A tentative agreement in April between Chinese conglomerate Golden Concord Holdings Limited (GCL) and Shell to explore LNG marketing and trading in eastern China could give the major a foothold in the Yangtze River Delta gas market—and eventually allow it to access new markets further inland.

The framework agreement between GCL Oil & Natural Gas and Shell includes potentially creating a joint venture, which would buy LNG from Shell and market it to a 2.7mn t/yr receiving terminal planned by GCL in Jiangsu province.

Jiangsu is China’s biggest provincial gas market with consumption growing by 6.3pc in 2019 to 28.7bn m³, according to Jiangsu’s energy regulatory office. Demand had been targeted to reach 32bn m³ this year, according to a 2018-2020 provincial infrastructure development plan released in March 2019, although this looks ambitious as it would require growth to accelerate to 22pc pa at a time when China’s economy is facing major headwinds.

Jiangsu already has two LNG regasification terminals with combined capacity of 7.65mn t/yr, operated by state-owned Petrochina and private player Guanghui Energy. And this is expected to rise to 13mn t/yr once the two companies finish expanding their respective projects by the end of 2021.

While the Shell-GCL venture would initially serve customers in Jiangsu province, there would also be an opportunity for it to access underserved hinterland markets in the future.

Energy islands

Jiangsu is developing a so-called ‘energy island’ concept at Yangkou Port, where Petrochina’s terminal is located. The idea is to develop the port—located near where the Yangtze River meets the Yellow Sea—into a base for unloading, storing, supplying and selling LNG.

A major component of the concept would be breakbulk of large LNG cargoes for transshipment up the Yangtze to inland cities along the waterway.

Jiangsu envisages the Yangkou Port LNG hub would have seven to nine berths capable of serving the largest LNG tankers, along with three midsized and four small-scale berths to reload breakbulk shipments onto river-going LNG carriers.

While the Shell-GCL venture would initially serve Jiangsu, there would also be an opportunity for it to access underserved hinterland markets

The energy island would have final receiving capacity of 35-50mn t/yr, which suggests several more regasification terminals will be built at Yangkou to complement Petrochina’s existing 6.5mn t/yr facility.
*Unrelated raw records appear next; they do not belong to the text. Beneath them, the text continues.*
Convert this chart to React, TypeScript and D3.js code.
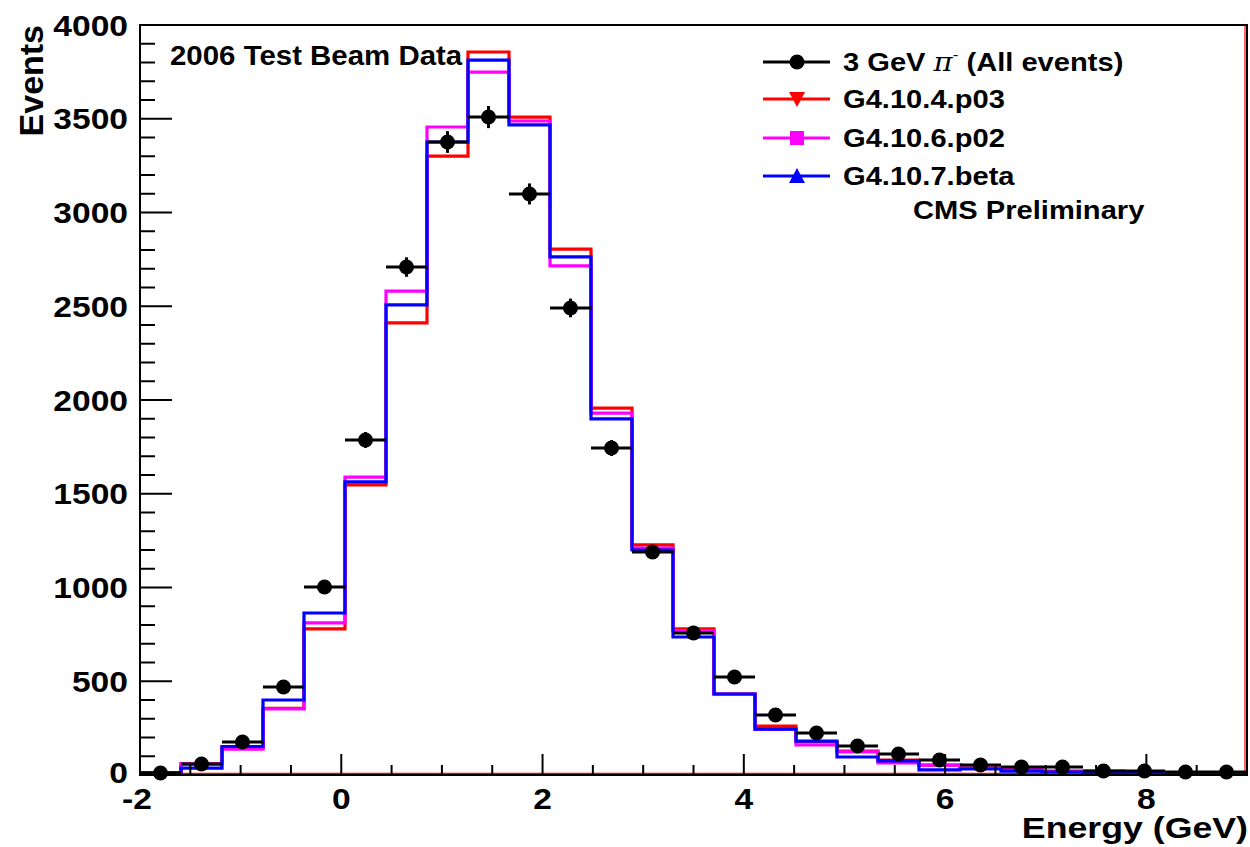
import React from "react";
import * as d3 from "d3";

// ---- data ----
const X_MIN = -2;
const X_MAX = 9;
const N_BINS = 27;
const binEdges: number[] = d3.range(N_BINS + 1).map((i) => X_MIN + (i * (X_MAX - X_MIN)) / N_BINS);

const dataCounts = [11, 59, 176, 469, 1003, 1787, 2709, 3376, 3509, 3099, 2491, 1744, 1189, 757, 523, 320, 224, 155, 112, 80, 53, 43, 43, 21, 21, 16, 16];
const dataErrors = [3, 8, 13, 22, 32, 42, 52, 58, 59, 56, 50, 42, 34, 28, 23, 18, 15, 12, 11, 9, 7, 7, 7, 5, 5, 4, 4];
const g4104 = [10, 59, 145, 355, 779, 1547, 2411, 3301, 3856, 3509, 2805, 1957, 1227, 779, 432, 261, 176, 128, 80, 53, 37, 32, 21, 21, 11, 8, 8];
const g4106 = [10, 59, 138, 352, 811, 1589, 2581, 3456, 3749, 3488, 2715, 1930, 1210, 770, 432, 245, 160, 123, 64, 53, 37, 32, 16, 16, 11, 8, 8];
const g4107 = [11, 37, 152, 400, 864, 1563, 2507, 3376, 3813, 3467, 2763, 1899, 1200, 736, 432, 245, 181, 96, 75, 27, 32, 21, 16, 11, 8, 8, 8];

const yMajorTicks = [0, 500, 1000, 1500, 2000, 2500, 3000, 3500, 4000];
const yMinorTicks = d3.range(0, 4001, 100);
const xMajorTicks = [-2, 0, 2, 4, 6, 8];
const xMinorTicks = d3.range(-2, 9.01, 0.5);

const legendLabels = ["G4.10.4.p03", "G4.10.6.p02", "G4.10.7.beta"];
const simSeries = [g4104, g4106, g4107];
const simColors = ["#ff0000", "#ff00ff", "#0000ff"];

const FONT = "'Liberation Sans', Arial, Helvetica, sans-serif";

function T(props: { x: number; y: number; size: number; sx?: number; anchor?: string; rotate?: boolean; children: any }) {
  const { x, y, size, sx = 1, anchor = "start", rotate = false, children } = props;
  return (
    <g transform={`translate(${x},${y})${rotate ? " rotate(-90)" : ""} scale(${sx},1)`}>
      <text textAnchor={anchor as any} fontSize={size} fontWeight="bold" fontFamily={FONT} fill="#000">
        {children}
      </text>
    </g>
  );
}

export default function App() {
  const W = 1250, H = 847;
  const left = 140, right = 1247, top = 25, bottom = 775;
  const x = d3.scaleLinear().domain([X_MIN, X_MAX]).range([left, right]);
  const y = d3.scaleLinear().domain([0, 4000]).range([bottom, top]);

  const stepPath = (vals: number[]) => {
    const pts: [number, number][] = [];
    vals.forEach((v, i) => {
      pts.push([x(binEdges[i]), y(v)]);
      pts.push([x(binEdges[i + 1]), y(v)]);
    });
    return d3.line()(pts) as string;
  };

  const legendY = [62, 99, 138, 176];
  const lgX0 = 763, lgX1 = 830, lgM = 797, lgT = 843;

  return (
    <svg width={W} height={H} style={{ position: "absolute", left: 0, top: 0, background: "#fff" }}>
      <rect x={0} y={0} width={W} height={H} fill="#fff" />
      {/* red baseline & right edge */}
      <line x1={left} x2={right} y1={bottom - 1.5} y2={bottom - 1.5} stroke="#ff0000" strokeWidth={1.5} />
      <line x1={right - 2} x2={right - 2} y1={top} y2={bottom} stroke="#ff0000" strokeWidth={1.2} />

      {/* histograms */}
      {simSeries.map((s, i) => (
        <path key={i} d={stepPath(s)} fill="none" stroke={simColors[i]} strokeWidth={3.2} strokeLinejoin="miter" />
      ))}

      {/* data points */}
      {dataCounts.map((v, i) => {
        const cx = x((binEdges[i] + binEdges[i + 1]) / 2);
        const cy = y(v);
        return (
          <g key={i}>
            <line x1={x(binEdges[i])} x2={x(binEdges[i + 1])} y1={cy} y2={cy} stroke="#000" strokeWidth={3} />
            <line x1={cx} x2={cx} y1={y(v - dataErrors[i])} y2={y(v + dataErrors[i])} stroke="#000" strokeWidth={3} />
            <circle cx={cx} cy={cy} r={7.5} fill="#000" />
          </g>
        );
      })}

      {/* frame */}
      <rect x={left} y={top} width={right - left} height={bottom - top} fill="none" stroke="#000" strokeWidth={2} />

      {/* y ticks */}
      {yMinorTicks.map((t) => {
        const major = t % 500 === 0;
        return <line key={t} x1={left} x2={left + (major ? 32 : 15)} y1={y(t)} y2={y(t)} stroke="#000" strokeWidth={2} />;
      })}
      {yMajorTicks.map((t) => (
        <T key={t} x={128} y={y(t) + (t === 0 ? 8 : 10.5)} size={30} sx={1.12} anchor="end">
          {String(t)}
        </T>
      ))}

      {/* x ticks */}
      {xMinorTicks.map((t) => {
        const major = Math.abs(t % 2) < 1e-6;
        return <line key={t} x1={x(t)} x2={x(t)} y1={bottom} y2={bottom - (major ? 21 : 10)} stroke="#000" strokeWidth={2} />;
      })}
      {xMajorTicks.map((t) => (
        <T key={t} x={x(t) - (t < 0 ? 3 : 0)} y={809} size={30} sx={1.12} anchor="middle">
          {String(t)}
        </T>
      ))}

      {/* axis titles */}
      <T x={43} y={25} size={33} sx={1.03} anchor="end" rotate>
        Events
      </T>
      <T x={1248} y={838} size={30} sx={1.19} anchor="end">
        Energy (GeV)
      </T>

      {/* annotations */}
      <T x={170} y={65} size={27} sx={1.09}>
        2006 Test Beam Data
      </T>

      {/* legend */}
      <line x1={lgX0} x2={lgX1} y1={legendY[0]} y2={legendY[0]} stroke="#000" strokeWidth={3} />
      <circle cx={lgM} cy={legendY[0]} r={7.5} fill="#000" />
      <g transform={`translate(${lgT},${legendY[0] + 9}) scale(1.12,1)`}>
        <text fontSize={26} fontWeight="bold" fontFamily={FONT}>
          <tspan>3 GeV </tspan>
          <tspan fontFamily="'DejaVu Serif', 'Liberation Serif', serif" fontWeight="normal" fontStyle="italic">π</tspan>
          <tspan fontSize={15} fontWeight="normal" dy={-11}>-</tspan>
          <tspan dy={11}> (All events)</tspan>
        </text>
      </g>
      {legendLabels.map((lab, i) => {
        const ly = legendY[i + 1];
        const c = simColors[i];
        let marker;
        if (i === 0) marker = <path d={`M${lgM - 8},${ly - 7}L${lgM + 8},${ly - 7}L${lgM},${ly + 8}Z`} fill={c} />;
        else if (i === 1) marker = <rect x={lgM - 7} y={ly - 7} width={14} height={14} fill={c} />;
        else marker = <path d={`M${lgM - 8},${ly + 7}L${lgM + 8},${ly + 7}L${lgM},${ly - 8}Z`} fill={c} />;
        return (
          <g key={lab}>
            <line x1={lgX0} x2={lgX1} y1={ly} y2={ly} stroke={c} strokeWidth={3} />
            {marker}
            <T x={lgT} y={ly + 9} size={26} sx={1.12}>
              {lab}
            </T>
          </g>
        );
      })}
      <T x={913} y={219} size={26} sx={1.12}>
        CMS Preliminary
      </T>
    </svg>
  );
}
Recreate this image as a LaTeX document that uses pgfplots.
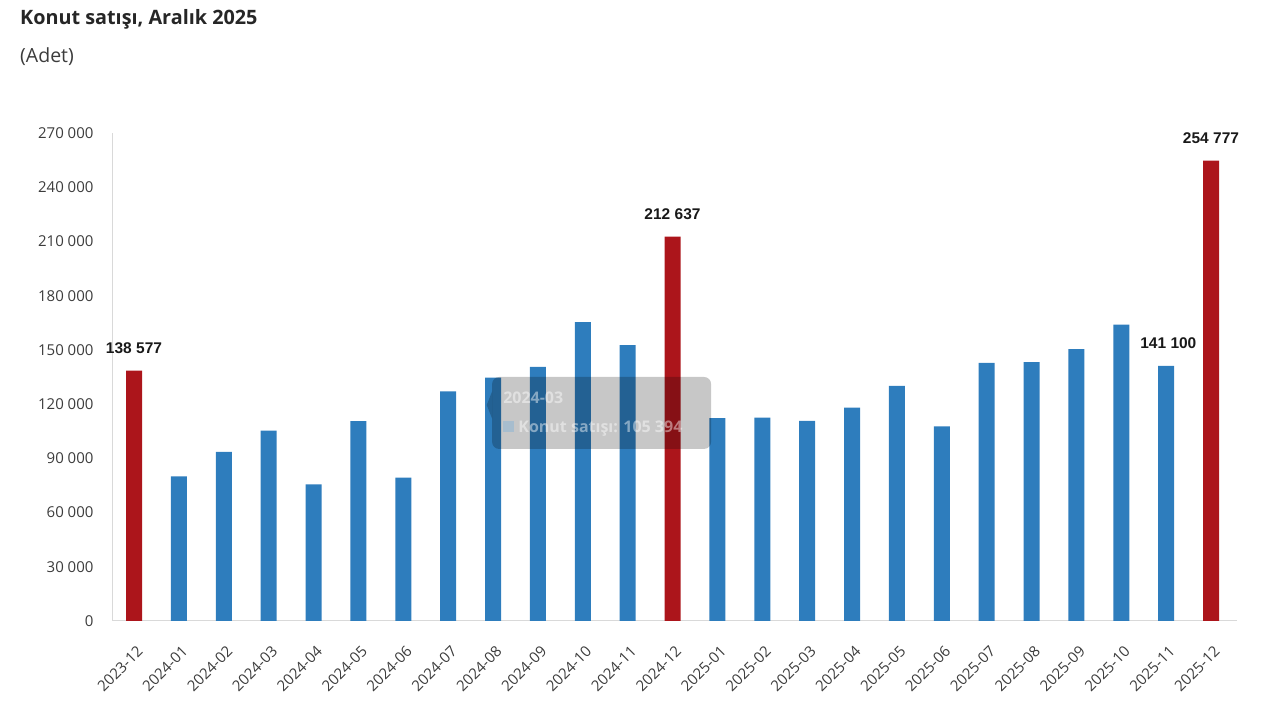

Jiangsu marked the start of development of the energy island when it officially launched an LNG logistics distribution centre at Yangkou at the start of January. The centre will improve the soft infrastructure of the LNG trade at the port, while consolidating oversight of tanker trucks transporting LNG and other hazardous chemicals.

Multiple developments

Besides GCL, Jiangsu Guoxin Investment Group is also planning an LNG peak-shaving terminal with capacity of 3.5mn t/yr.

Yangkou’s location near the estuary of the Yangtze River puts it in a good position to be the main channel for shipping LNG upriver to markets along the middle stretches of the waterway.

32bn m³ Forecast 2020 LNG demand for Jiangsu province

Two inland LNG terminals, located at Wuhu in Anhui province and Yueyang in Hunan province, have so far won approval from local authorities. Both projects are small-scale and would be used to store and transship deliveries from coastal ports to inland cities as well as supply peak-shaving gas to local and neighbouring markets.

But Jiangsu faces competition in its efforts to establish a foothold in distributing imported LNG upriver. The neighbouring province of Zhejiang issued a plan in September 2019 that identified the Zhoushan archipelago as a prime location for developing a large-scale LNG receiving and distribution hub to serve the Yangtze River Delta and beyond.

Like Jiangsu’s plans for Yangkou Port, the Zhejiang government wants to turn Zhoushan into an ‘LNG gateway’ that would see imports shipped to large-scale terminals and then reloaded onto smaller vessels for distribution upriver.